- Source excerpt -
<<<<

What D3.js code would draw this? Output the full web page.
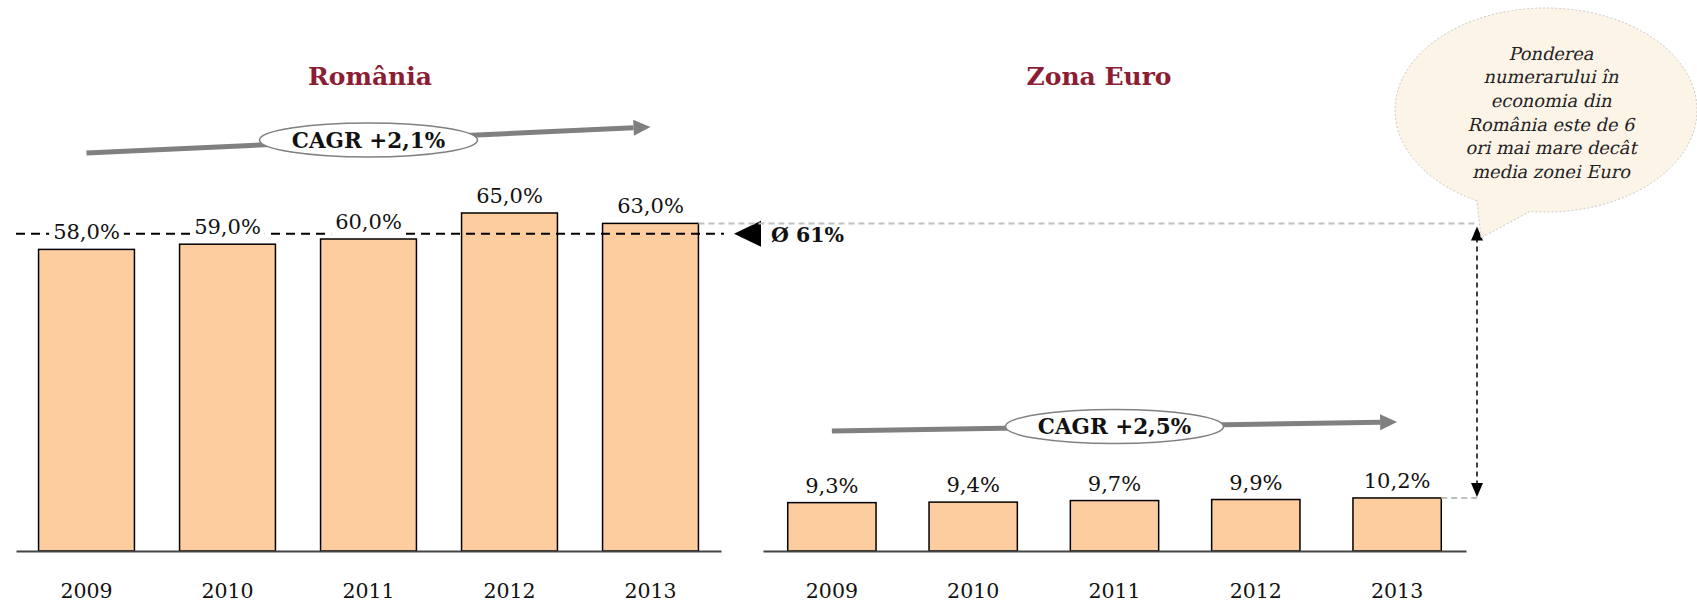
<!DOCTYPE html>
<html lang="en">
<head>
<meta charset="UTF-8">
<title>Ponderea numerarului</title>
<script src="https://cdn.jsdelivr.net/npm/d3@7"></script>
<style>
  body { margin: 0; background: #fff; }
  text { font-family: "DejaVu Serif", serif; fill: #111; }
  .axis .domain { stroke: #444; stroke-width: 2; }
  .axis text { font-size: 20.5px; font-family: "DejaVu Serif", serif; fill: #111; }
</style>
</head>
<body>
<svg id="chart" width="1697" height="602"></svg>
<script>
    // data
    const years = ['2009', '2010', '2011', '2012', '2013'];
    const romania = [58.0, 59.0, 60.0, 65.0, 63.0];
    const euro = [9.3, 9.4, 9.7, 9.9, 10.2];
    const romaniaAvg = 61;
    const titles = ['România', 'Zona Euro'];
    const cagr = ['CAGR +2,1%', 'CAGR +2,5%'];
    const avgLabel = 'Ø 61%';
    const note = ['Ponderea', 'numerarului în', 'economia din', 'România este de 6', 'ori mai mare decât', 'media zonei Euro'];

    let svg = d3.select('svg#chart');
    const fmt = v => d3.format('.1f')(v).replace('.', ',') + '%';
    const grey = '#808080';

    // shared value scale for both panels
    let yScale = d3.scaleLinear().domain([0, 100]).range([551, 31]);

    let panels = [
        {title: titles[0], data: romania, range: [16, 721], pi: 0.32, po: 0.16, tx: 370, cagr: cagr[0], arrowY: [153, 127], box: true},
        {title: titles[1], data: euro, range: [763, 1466], pi: 0.375, po: 0.175, tx: 1099, cagr: cagr[1], arrowY: [431, 422], box: false}
    ];

    panels.forEach(function (p) {
        p.x = d3.scaleBand().domain(years).range(p.range).paddingInner(p.pi).paddingOuter(p.po);
    });

    // gray arrow with an arrow head, ellipse label in the middle
    function cagrArrow(p) {
        let x0 = p.x(years[0]) + p.x.bandwidth() / 2;
        let x1 = p.x(years[4]) + p.x.bandwidth() / 2;
        let y0 = p.arrowY[0], y1 = p.arrowY[1];
        let ang = Math.atan2(y1 - y0, x1 - x0);
        let len = 17, hw = 8;
        let bx = x1 - len * Math.cos(ang), by = y1 - len * Math.sin(ang);
        svg.append('line')
            .attr('x1', x0).attr('y1', y0).attr('x2', bx).attr('y2', by)
            .attr('stroke', grey).attr('stroke-width', 5);
        svg.append('polygon')
            .attr('points', [[x1, y1],
                [bx + hw * Math.sin(ang), by - hw * Math.cos(ang)],
                [bx - hw * Math.sin(ang), by + hw * Math.cos(ang)]].map(d => d.join(',')).join(' '))
            .attr('fill', grey);
        let cx = (x0 + x1) / 2, cy = (y0 + y1) / 2;
        svg.append('ellipse')
            .attr('cx', cx).attr('cy', cy).attr('rx', 109).attr('ry', 17)
            .attr('fill', '#fff').attr('stroke', grey).attr('stroke-width', 1.5);
        svg.append('text')
            .attr('x', cx).attr('y', cy + 7.5)
            .attr('text-anchor', 'middle')
            .style('font-size', '21.5px').style('font-weight', 'bold')
            .text(p.cagr);
    }

    panels.forEach(function (p, pi) {
        // title
        svg.append('text')
            .attr('x', p.tx).attr('y', 85)
            .attr('text-anchor', 'middle')
            .style('font-size', '25px').style('font-weight', 'bold')
            .style('fill', '#8b1e34')
            .text(p.title);

        // bars
        svg.append('g').selectAll('rect')
            .data(p.data)
            .enter()
            .append('rect')
            .attr('x', (d, i) => p.x(years[i]))
            .attr('y', d => yScale(d))
            .attr('width', p.x.bandwidth())
            .attr('height', d => yScale(0) - yScale(d))
            .attr('fill', '#fecd9f')
            .attr('stroke', '#000')
            .attr('stroke-width', 1.5);

        // axis with the years
        svg.append('g')
            .attr('class', 'axis')
            .attr('transform', 'translate(0,' + yScale(0) + ')')
            .call(d3.axisBottom(p.x).tickSize(0).tickSizeOuter(0).tickPadding(32));

        cagrArrow(p);
    });

    // average line for Romania, drawn over the bars
    let yAvg = yScale(romaniaAvg);
    svg.append('line')
        .attr('x1', 16).attr('x2', 724).attr('y1', yAvg).attr('y2', yAvg)
        .attr('stroke', '#000').attr('stroke-width', 2).attr('stroke-dasharray', '9,6');
    svg.append('polygon')
        .attr('points', [[734, yAvg], [761, yAvg - 13], [761, yAvg + 13]].map(d => d.join(',')).join(' '))
        .attr('fill', '#000');
    svg.append('text')
        .attr('x', 771).attr('y', yAvg + 8)
        .style('font-size', '20.5px').style('font-weight', 'bold')
        .text(avgLabel);

    // value labels (Romania ones sit on white so the average line breaks)
    panels.forEach(function (p) {
        let g = svg.append('g');
        p.data.forEach(function (d, i) {
            let cx = p.x(years[i]) + p.x.bandwidth() / 2;
            let by = yScale(d) - 10;
            let t = g.append('text')
                .attr('x', cx).attr('y', by)
                .attr('text-anchor', 'middle')
                .style('font-size', '21px')
                .text(fmt(d));
            if (p.box) {
                let w = t.node().getComputedTextLength();
                g.insert('rect', 'text')
                    .attr('x', cx - w / 2 - 4).attr('y', by - 18)
                    .attr('width', w + 8).attr('height', 25)
                    .attr('fill', '#fff');
            }
        });
    });

    // gray dashed guides from the 2013 bars to the comparison arrow
    let xv = 1477;
    let ro13 = yScale(romania[4]), eu13 = yScale(euro[4]);
    let right = p => p.x(years[4]) + p.x.bandwidth();
    [[right(panels[0]), ro13], [right(panels[1]), eu13]].forEach(function (d) {
        svg.append('line')
            .attr('x1', d[0]).attr('x2', xv).attr('y1', d[1]).attr('y2', d[1])
            .attr('stroke', '#bfbfbf').attr('stroke-width', 2).attr('stroke-dasharray', '6,4');
    });

    // vertical double arrow
    svg.append('line')
        .attr('x1', xv).attr('x2', xv).attr('y1', ro13 + 14).attr('y2', eu13 - 14)
        .attr('stroke', '#000').attr('stroke-width', 1.5).attr('stroke-dasharray', '5,4');
    svg.append('polygon')
        .attr('points', [[xv, ro13 + 3], [xv - 6, ro13 + 17], [xv + 6, ro13 + 17]].map(d => d.join(',')).join(' '))
        .attr('fill', '#000');
    svg.append('polygon')
        .attr('points', [[xv, eu13 - 1], [xv - 6, eu13 - 15], [xv + 6, eu13 - 15]].map(d => d.join(',')).join(' '))
        .attr('fill', '#000');

    // speech bubble
    let bc = {x: 1546, y: 110, rx: 151, ry: 102};
    let onEll = function (x) {
        let dx = (x - bc.x) / bc.rx;
        return [x, bc.y + bc.ry * Math.sqrt(1 - dx * dx)];
    };
    let a = onEll(1477), b = onEll(1530);
    svg.append('path')
        .attr('d', 'M' + a + ' A' + bc.rx + ' ' + bc.ry + ' 0 1 1 ' + b + ' L1481,238 Z')
        .attr('fill', '#fdf4e8')
        .attr('stroke', '#c8c8c8').attr('stroke-width', 1).attr('stroke-dasharray', '2,2');
    // no italic serif face is available, so slant the upright one
    svg.append('g').selectAll('text')
        .data(note)
        .enter()
        .append('text')
        .attr('transform', (d, i) => 'translate(1551,' + (59.5 + i * 23.7) + ') skewX(-13)')
        .attr('text-anchor', 'middle')
        .style('font-size', '17.8px')
        .style('fill', '#222')
        .text(d => d);
</script>
</body>
</html>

>>>>

- Exercise -
Omit the pictures and give the material again, exactly and in full.

- Solution for this problem -
What D3.js code would draw this? Output the full web page.
<!DOCTYPE html>
<html lang="en">
<head>
<meta charset="UTF-8">
<title>Ponderea numerarului</title>
<script src="https://cdn.jsdelivr.net/npm/d3@7"></script>
<style>
  body { margin: 0; background: #fff; }
  text { font-family: "DejaVu Serif", serif; fill: #111; }
  .axis .domain { stroke: #444; stroke-width: 2; }
  .axis text { font-size: 20.5px; font-family: "DejaVu Serif", serif; fill: #111; }
</style>
</head>
<body>
<svg id="chart" width="1697" height="602"></svg>
<script>
    // data
    const years = ['2009', '2010', '2011', '2012', '2013'];
    const romania = [58.0, 59.0, 60.0, 65.0, 63.0];
    const euro = [9.3, 9.4, 9.7, 9.9, 10.2];
    const romaniaAvg = 61;
    const titles = ['România', 'Zona Euro'];
    const cagr = ['CAGR +2,1%', 'CAGR +2,5%'];
    const avgLabel = 'Ø 61%';
    const note = ['Ponderea', 'numerarului în', 'economia din', 'România este de 6', 'ori mai mare decât', 'media zonei Euro'];

    let svg = d3.select('svg#chart');
    const fmt = v => d3.format('.1f')(v).replace('.', ',') + '%';
    const grey = '#808080';

    // shared value scale for both panels
    let yScale = d3.scaleLinear().domain([0, 100]).range([551, 31]);

    let panels = [
        {title: titles[0], data: romania, range: [16, 721], pi: 0.32, po: 0.16, tx: 370, cagr: cagr[0], arrowY: [153, 127], box: true},
        {title: titles[1], data: euro, range: [763, 1466], pi: 0.375, po: 0.175, tx: 1099, cagr: cagr[1], arrowY: [431, 422], box: false}
    ];

    panels.forEach(function (p) {
        p.x = d3.scaleBand().domain(years).range(p.range).paddingInner(p.pi).paddingOuter(p.po);
    });

    // gray arrow with an arrow head, ellipse label in the middle
    function cagrArrow(p) {
        let x0 = p.x(years[0]) + p.x.bandwidth() / 2;
        let x1 = p.x(years[4]) + p.x.bandwidth() / 2;
        let y0 = p.arrowY[0], y1 = p.arrowY[1];
        let ang = Math.atan2(y1 - y0, x1 - x0);
        let len = 17, hw = 8;
        let bx = x1 - len * Math.cos(ang), by = y1 - len * Math.sin(ang);
        svg.append('line')
            .attr('x1', x0).attr('y1', y0).attr('x2', bx).attr('y2', by)
            .attr('stroke', grey).attr('stroke-width', 5);
        svg.append('polygon')
            .attr('points', [[x1, y1],
                [bx + hw * Math.sin(ang), by - hw * Math.cos(ang)],
                [bx - hw * Math.sin(ang), by + hw * Math.cos(ang)]].map(d => d.join(',')).join(' '))
            .attr('fill', grey);
        let cx = (x0 + x1) / 2, cy = (y0 + y1) / 2;
        svg.append('ellipse')
            .attr('cx', cx).attr('cy', cy).attr('rx', 109).attr('ry', 17)
            .attr('fill', '#fff').attr('stroke', grey).attr('stroke-width', 1.5);
        svg.append('text')
            .attr('x', cx).attr('y', cy + 7.5)
            .attr('text-anchor', 'middle')
            .style('font-size', '21.5px').style('font-weight', 'bold')
            .text(p.cagr);
    }

    panels.forEach(function (p, pi) {
        // title
        svg.append('text')
            .attr('x', p.tx).attr('y', 85)
            .attr('text-anchor', 'middle')
            .style('font-size', '25px').style('font-weight', 'bold')
            .style('fill', '#8b1e34')
            .text(p.title);

        // bars
        svg.append('g').selectAll('rect')
            .data(p.data)
            .enter()
            .append('rect')
            .attr('x', (d, i) => p.x(years[i]))
            .attr('y', d => yScale(d))
            .attr('width', p.x.bandwidth())
            .attr('height', d => yScale(0) - yScale(d))
            .attr('fill', '#fecd9f')
            .attr('stroke', '#000')
            .attr('stroke-width', 1.5);

        // axis with the years
        svg.append('g')
            .attr('class', 'axis')
            .attr('transform', 'translate(0,' + yScale(0) + ')')
            .call(d3.axisBottom(p.x).tickSize(0).tickSizeOuter(0).tickPadding(32));

        cagrArrow(p);
    });

    // average line for Romania, drawn over the bars
    let yAvg = yScale(romaniaAvg);
    svg.append('line')
        .attr('x1', 16).attr('x2', 724).attr('y1', yAvg).attr('y2', yAvg)
        .attr('stroke', '#000').attr('stroke-width', 2).attr('stroke-dasharray', '9,6');
    svg.append('polygon')
        .attr('points', [[734, yAvg], [761, yAvg - 13], [761, yAvg + 13]].map(d => d.join(',')).join(' '))
        .attr('fill', '#000');
    svg.append('text')
        .attr('x', 771).attr('y', yAvg + 8)
        .style('font-size', '20.5px').style('font-weight', 'bold')
        .text(avgLabel);

    // value labels (Romania ones sit on white so the average line breaks)
    panels.forEach(function (p) {
        let g = svg.append('g');
        p.data.forEach(function (d, i) {
            let cx = p.x(years[i]) + p.x.bandwidth() / 2;
            let by = yScale(d) - 10;
            let t = g.append('text')
                .attr('x', cx).attr('y', by)
                .attr('text-anchor', 'middle')
                .style('font-size', '21px')
                .text(fmt(d));
            if (p.box) {
                let w = t.node().getComputedTextLength();
                g.insert('rect', 'text')
                    .attr('x', cx - w / 2 - 4).attr('y', by - 18)
                    .attr('width', w + 8).attr('height', 25)
                    .attr('fill', '#fff');
            }
        });
    });

    // gray dashed guides from the 2013 bars to the comparison arrow
    let xv = 1477;
    let ro13 = yScale(romania[4]), eu13 = yScale(euro[4]);
    let right = p => p.x(years[4]) + p.x.bandwidth();
    [[right(panels[0]), ro13], [right(panels[1]), eu13]].forEach(function (d) {
        svg.append('line')
            .attr('x1', d[0]).attr('x2', xv).attr('y1', d[1]).attr('y2', d[1])
            .attr('stroke', '#bfbfbf').attr('stroke-width', 2).attr('stroke-dasharray', '6,4');
    });

    // vertical double arrow
    svg.append('line')
        .attr('x1', xv).attr('x2', xv).attr('y1', ro13 + 14).attr('y2', eu13 - 14)
        .attr('stroke', '#000').attr('stroke-width', 1.5).attr('stroke-dasharray', '5,4');
    svg.append('polygon')
        .attr('points', [[xv, ro13 + 3], [xv - 6, ro13 + 17], [xv + 6, ro13 + 17]].map(d => d.join(',')).join(' '))
        .attr('fill', '#000');
    svg.append('polygon')
        .attr('points', [[xv, eu13 - 1], [xv - 6, eu13 - 15], [xv + 6, eu13 - 15]].map(d => d.join(',')).join(' '))
        .attr('fill', '#000');

    // speech bubble
    let bc = {x: 1546, y: 110, rx: 151, ry: 102};
    let onEll = function (x) {
        let dx = (x - bc.x) / bc.rx;
        return [x, bc.y + bc.ry * Math.sqrt(1 - dx * dx)];
    };
    let a = onEll(1477), b = onEll(1530);
    svg.append('path')
        .attr('d', 'M' + a + ' A' + bc.rx + ' ' + bc.ry + ' 0 1 1 ' + b + ' L1481,238 Z')
        .attr('fill', '#fdf4e8')
        .attr('stroke', '#c8c8c8').attr('stroke-width', 1).attr('stroke-dasharray', '2,2');
    // no italic serif face is available, so slant the upright one
    svg.append('g').selectAll('text')
        .data(note)
        .enter()
        .append('text')
        .attr('transform', (d, i) => 'translate(1551,' + (59.5 + i * 23.7) + ') skewX(-13)')
        .attr('text-anchor', 'middle')
        .style('font-size', '17.8px')
        .style('fill', '#222')
        .text(d => d);
</script>
</body>
</html>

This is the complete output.